On those bases, the EC is saying that they are to determine how to remove those names with reference to their known processes. This is also a flawed argument. First of all the court also affirmed its power to “correct” the EC when it goes wrong notwithstanding its independence. This point is such a key feature of judicial review jurisprudence that it need not be debated.

Now, if we look at the processes in place for the EC to delete names, which the EC itself refers to as the Exhibition and challenge process, where can it be said that the situation of the NHIS registrants may properly be dealt with? The court says delete and give opportunity to those who qualify to register again. Where in the current law does it say when a name is deleted that person must be given the opportunity to register again? Nowhere!

This is because a category of persons constituted by the NHIS registrants was not contemplated by the law. I am referring to Ghanaians who otherwise qualify but used the NHIS card to register. If you are a foreigner or a minor or dead person and your name is deleted you cannot have any opportunity to re-register as contemplated by the Supreme Court order (b) for obvious reasons. So clearly there is no current EC process that allows total compliance with the orders of the court. Clearly then, the court, when referring to legitimate legal processes could not have been referring to those existing processes. It’s a fallacy to claim otherwise. Rather, the lawful processes would include orders of the Supreme Court under article 2(2). Does the EC have power to delete names from the register?

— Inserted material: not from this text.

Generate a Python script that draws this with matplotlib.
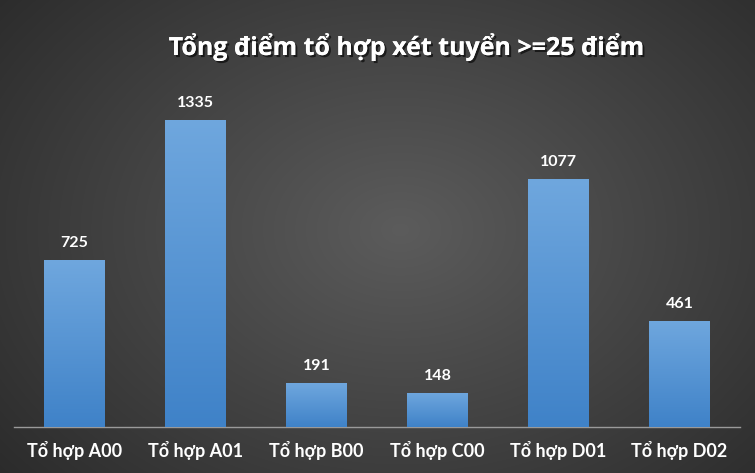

The answer is yes, following a review of a challenge by the EC itself or a third party. My contention is that if it is a power the EC has under law, whether statutory or constitutional, then the Supreme Court can order the EC to do so.

As an aside, let’s remember that under article 45(a) of the constitution, the EC is empowered to revise the register at such periods as may be determined by law. Let’s also remember that the Supreme Court’s orders constitute law.

Now, under the relevant constitutional instrument, the EC can delete names following a review and the court has done such a review through the proceedings in this case and has come to the conclusion that notwithstanding any good faith registration under a law that was then in force or whatever, the continued presence on the register of the NHIS registrants is not proper. I would argue, is unconstitutional because it is clearly inconsistent with the constitution even if the whole register is not thereby rendered unconstitutional. Having completed its review of the registrations of that category of persons, the court now says EC should go and delete those names pursuant to its powers under article 2(2). The court never ordered the EC to go and do so using its so-called existing legal processes.

That would be absurd especially since those processes would clearly not achieve the aim of the orders. I have already demonstrated why this is so. My view is that the court declined to say that the NHIS registrations were not “automatically” void (emphasis on the word automatically) because to do so would put the 2012 elections in jeopardy and the court had to skillfully find a way around that, in spite of all the previous relevant authorities holding the contrary view. It has nothing to do with any accrual of rights!

We must always bear in mind that this case is a constitutional case involving interpretation and enforcement of constitutional provisions. It is not about the enforcement of the EC rules under constitutional instruments. The reliefs granted and orders made were only in respect of the constitutional issues before the court and the court has spoken.

If the law upon which the registrations were based is void, how can the registrations and the cards have any legitimacy? This position flies in the face of the courts own jurisprudence in a long line of cases, which the principles of equity cannot overcome.

However, in this case, the court says the continued presence of such names on the register is unreasonable and renders the register not reasonably accurate or credible and has therefore ordered their deletion

Bye bye NDC.

Ghana, Aha a y? din papa. Alius atrox week advenio. Another terrible week to come!